**EXERCISE DETAILS**
Locate each line below that includes "this" and reproduce it.
◇ ◇ ◇ ◇
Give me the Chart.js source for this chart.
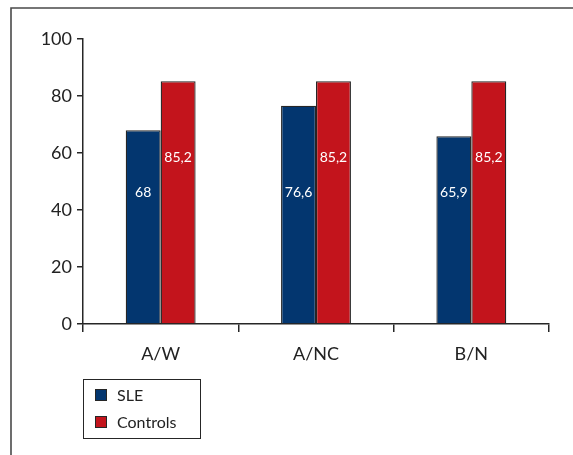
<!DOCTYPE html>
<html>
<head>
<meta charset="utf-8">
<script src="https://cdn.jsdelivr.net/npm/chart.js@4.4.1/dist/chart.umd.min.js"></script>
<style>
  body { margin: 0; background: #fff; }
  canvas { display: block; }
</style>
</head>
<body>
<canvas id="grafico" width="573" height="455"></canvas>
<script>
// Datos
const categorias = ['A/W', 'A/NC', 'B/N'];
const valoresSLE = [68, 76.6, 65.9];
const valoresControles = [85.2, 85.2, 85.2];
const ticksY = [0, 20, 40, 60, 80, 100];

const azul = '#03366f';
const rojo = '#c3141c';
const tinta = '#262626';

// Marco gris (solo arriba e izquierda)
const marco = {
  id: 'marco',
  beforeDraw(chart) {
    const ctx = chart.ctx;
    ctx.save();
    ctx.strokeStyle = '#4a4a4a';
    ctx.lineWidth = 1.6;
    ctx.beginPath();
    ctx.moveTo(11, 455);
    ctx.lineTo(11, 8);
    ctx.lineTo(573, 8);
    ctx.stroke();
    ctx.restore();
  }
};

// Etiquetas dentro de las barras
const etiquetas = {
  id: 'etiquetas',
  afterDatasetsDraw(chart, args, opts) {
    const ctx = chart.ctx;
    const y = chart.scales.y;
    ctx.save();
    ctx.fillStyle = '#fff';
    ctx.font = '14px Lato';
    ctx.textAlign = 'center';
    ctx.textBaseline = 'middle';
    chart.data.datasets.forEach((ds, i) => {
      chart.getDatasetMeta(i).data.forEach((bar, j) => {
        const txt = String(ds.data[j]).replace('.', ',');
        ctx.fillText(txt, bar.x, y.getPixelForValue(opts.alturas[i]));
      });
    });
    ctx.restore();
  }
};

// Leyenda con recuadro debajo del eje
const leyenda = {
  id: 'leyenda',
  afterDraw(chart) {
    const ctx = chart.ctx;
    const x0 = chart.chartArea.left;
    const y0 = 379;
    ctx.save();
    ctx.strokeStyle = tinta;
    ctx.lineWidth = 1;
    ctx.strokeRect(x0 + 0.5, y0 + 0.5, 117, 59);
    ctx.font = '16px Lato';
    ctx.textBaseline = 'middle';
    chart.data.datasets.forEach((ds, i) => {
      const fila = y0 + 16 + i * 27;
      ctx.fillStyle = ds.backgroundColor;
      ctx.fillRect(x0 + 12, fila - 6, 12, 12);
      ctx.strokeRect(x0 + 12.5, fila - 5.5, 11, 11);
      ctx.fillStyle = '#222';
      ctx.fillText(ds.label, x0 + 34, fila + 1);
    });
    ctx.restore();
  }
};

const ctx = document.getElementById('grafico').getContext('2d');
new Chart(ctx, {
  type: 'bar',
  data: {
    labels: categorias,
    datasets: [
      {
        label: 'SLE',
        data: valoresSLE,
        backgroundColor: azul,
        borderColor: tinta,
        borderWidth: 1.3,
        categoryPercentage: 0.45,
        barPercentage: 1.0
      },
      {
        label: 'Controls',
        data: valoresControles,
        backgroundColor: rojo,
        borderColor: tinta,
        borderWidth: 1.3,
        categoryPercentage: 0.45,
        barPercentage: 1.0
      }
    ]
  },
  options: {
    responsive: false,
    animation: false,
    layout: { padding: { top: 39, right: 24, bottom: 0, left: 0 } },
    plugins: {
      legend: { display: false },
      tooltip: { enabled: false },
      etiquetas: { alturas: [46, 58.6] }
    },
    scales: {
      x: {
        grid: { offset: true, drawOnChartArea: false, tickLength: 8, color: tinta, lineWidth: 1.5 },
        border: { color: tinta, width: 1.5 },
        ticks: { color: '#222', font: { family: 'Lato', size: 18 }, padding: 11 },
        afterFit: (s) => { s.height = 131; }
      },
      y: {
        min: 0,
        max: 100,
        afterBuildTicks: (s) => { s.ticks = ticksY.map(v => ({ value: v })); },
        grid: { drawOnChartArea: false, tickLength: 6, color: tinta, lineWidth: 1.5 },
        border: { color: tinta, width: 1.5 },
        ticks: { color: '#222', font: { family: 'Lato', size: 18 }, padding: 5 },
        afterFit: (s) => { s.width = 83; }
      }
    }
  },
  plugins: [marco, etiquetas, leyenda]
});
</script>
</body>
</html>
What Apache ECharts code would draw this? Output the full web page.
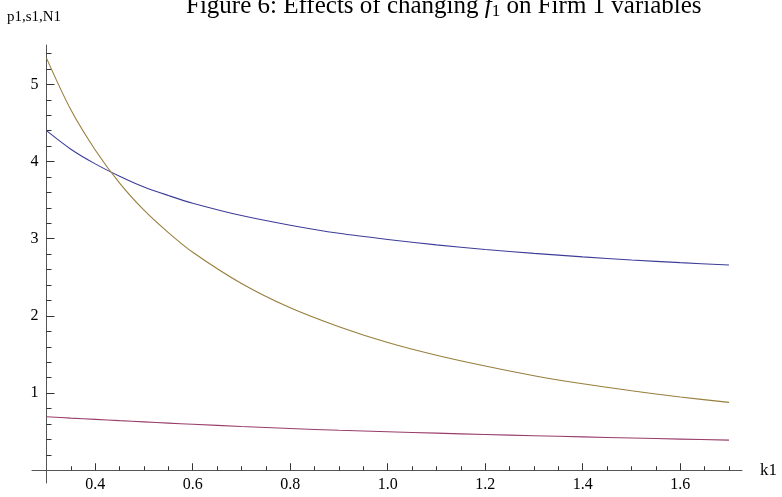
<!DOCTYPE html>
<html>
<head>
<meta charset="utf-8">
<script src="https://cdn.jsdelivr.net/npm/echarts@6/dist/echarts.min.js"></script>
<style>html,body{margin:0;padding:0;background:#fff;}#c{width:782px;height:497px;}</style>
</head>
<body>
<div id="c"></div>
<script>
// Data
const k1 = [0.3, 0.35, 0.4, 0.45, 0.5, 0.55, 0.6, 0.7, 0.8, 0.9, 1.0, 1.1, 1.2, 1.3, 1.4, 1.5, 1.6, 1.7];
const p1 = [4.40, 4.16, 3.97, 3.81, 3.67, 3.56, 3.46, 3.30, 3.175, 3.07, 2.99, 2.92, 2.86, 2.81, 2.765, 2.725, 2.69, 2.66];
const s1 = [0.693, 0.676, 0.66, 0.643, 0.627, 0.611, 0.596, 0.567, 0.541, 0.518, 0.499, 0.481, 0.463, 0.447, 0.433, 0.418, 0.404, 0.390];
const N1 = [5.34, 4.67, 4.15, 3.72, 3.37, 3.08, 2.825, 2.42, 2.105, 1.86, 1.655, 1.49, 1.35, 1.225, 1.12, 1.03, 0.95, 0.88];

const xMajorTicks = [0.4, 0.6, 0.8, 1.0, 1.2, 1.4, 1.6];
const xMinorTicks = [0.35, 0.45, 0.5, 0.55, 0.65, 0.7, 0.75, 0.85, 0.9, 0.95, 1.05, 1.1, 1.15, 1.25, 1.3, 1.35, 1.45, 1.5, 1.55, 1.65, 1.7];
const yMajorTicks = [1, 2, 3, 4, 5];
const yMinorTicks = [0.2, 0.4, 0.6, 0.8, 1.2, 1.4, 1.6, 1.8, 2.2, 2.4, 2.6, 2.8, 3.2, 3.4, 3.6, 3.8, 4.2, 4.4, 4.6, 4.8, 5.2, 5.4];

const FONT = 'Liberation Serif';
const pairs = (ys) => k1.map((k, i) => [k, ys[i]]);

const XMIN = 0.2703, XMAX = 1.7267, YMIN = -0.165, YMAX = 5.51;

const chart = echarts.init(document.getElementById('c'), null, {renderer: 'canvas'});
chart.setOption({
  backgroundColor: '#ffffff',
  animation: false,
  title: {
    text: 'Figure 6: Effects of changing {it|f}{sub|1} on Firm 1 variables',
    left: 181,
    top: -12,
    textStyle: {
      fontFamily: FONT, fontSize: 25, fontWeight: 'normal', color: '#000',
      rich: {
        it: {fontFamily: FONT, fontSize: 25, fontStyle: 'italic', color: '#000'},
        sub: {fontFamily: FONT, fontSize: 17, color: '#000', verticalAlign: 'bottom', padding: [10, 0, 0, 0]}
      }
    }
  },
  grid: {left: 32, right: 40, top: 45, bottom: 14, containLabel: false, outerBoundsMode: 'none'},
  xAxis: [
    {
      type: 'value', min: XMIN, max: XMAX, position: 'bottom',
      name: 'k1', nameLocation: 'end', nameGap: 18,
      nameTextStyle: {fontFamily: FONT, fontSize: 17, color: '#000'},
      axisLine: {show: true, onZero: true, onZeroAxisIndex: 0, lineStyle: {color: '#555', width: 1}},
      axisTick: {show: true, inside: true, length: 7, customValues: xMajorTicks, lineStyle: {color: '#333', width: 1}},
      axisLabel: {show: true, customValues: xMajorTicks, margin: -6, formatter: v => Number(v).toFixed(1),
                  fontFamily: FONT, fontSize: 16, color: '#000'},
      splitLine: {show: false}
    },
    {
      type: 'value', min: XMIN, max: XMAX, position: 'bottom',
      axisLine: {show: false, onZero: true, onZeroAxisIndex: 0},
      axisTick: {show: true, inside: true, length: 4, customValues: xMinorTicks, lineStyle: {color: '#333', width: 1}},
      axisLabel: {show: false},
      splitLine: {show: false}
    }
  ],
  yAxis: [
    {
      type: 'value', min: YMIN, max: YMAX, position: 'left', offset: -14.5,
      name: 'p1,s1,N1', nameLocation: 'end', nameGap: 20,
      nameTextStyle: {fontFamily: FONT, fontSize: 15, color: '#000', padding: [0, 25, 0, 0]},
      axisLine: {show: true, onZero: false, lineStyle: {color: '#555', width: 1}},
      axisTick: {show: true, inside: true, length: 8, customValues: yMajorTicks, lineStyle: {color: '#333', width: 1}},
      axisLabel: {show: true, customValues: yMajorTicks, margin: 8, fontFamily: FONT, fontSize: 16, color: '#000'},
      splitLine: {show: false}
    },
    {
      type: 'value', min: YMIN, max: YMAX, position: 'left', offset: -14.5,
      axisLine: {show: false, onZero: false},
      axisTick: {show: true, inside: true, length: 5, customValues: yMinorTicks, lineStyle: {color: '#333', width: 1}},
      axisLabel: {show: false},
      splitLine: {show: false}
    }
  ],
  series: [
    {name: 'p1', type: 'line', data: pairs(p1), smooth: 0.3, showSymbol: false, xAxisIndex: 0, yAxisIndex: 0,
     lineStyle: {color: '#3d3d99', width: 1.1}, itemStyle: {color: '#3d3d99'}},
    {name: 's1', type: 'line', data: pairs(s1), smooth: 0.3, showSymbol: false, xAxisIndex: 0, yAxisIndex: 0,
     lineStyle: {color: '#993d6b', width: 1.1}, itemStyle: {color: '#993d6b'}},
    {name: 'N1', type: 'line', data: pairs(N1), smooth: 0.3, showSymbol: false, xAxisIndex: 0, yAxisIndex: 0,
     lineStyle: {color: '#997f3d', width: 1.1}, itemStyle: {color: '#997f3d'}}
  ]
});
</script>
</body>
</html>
◇ ◇ ◇ ◇
**REPLY**
Give me the Chart.js source for this chart.
What Apache ECharts code would draw this? Output the full web page.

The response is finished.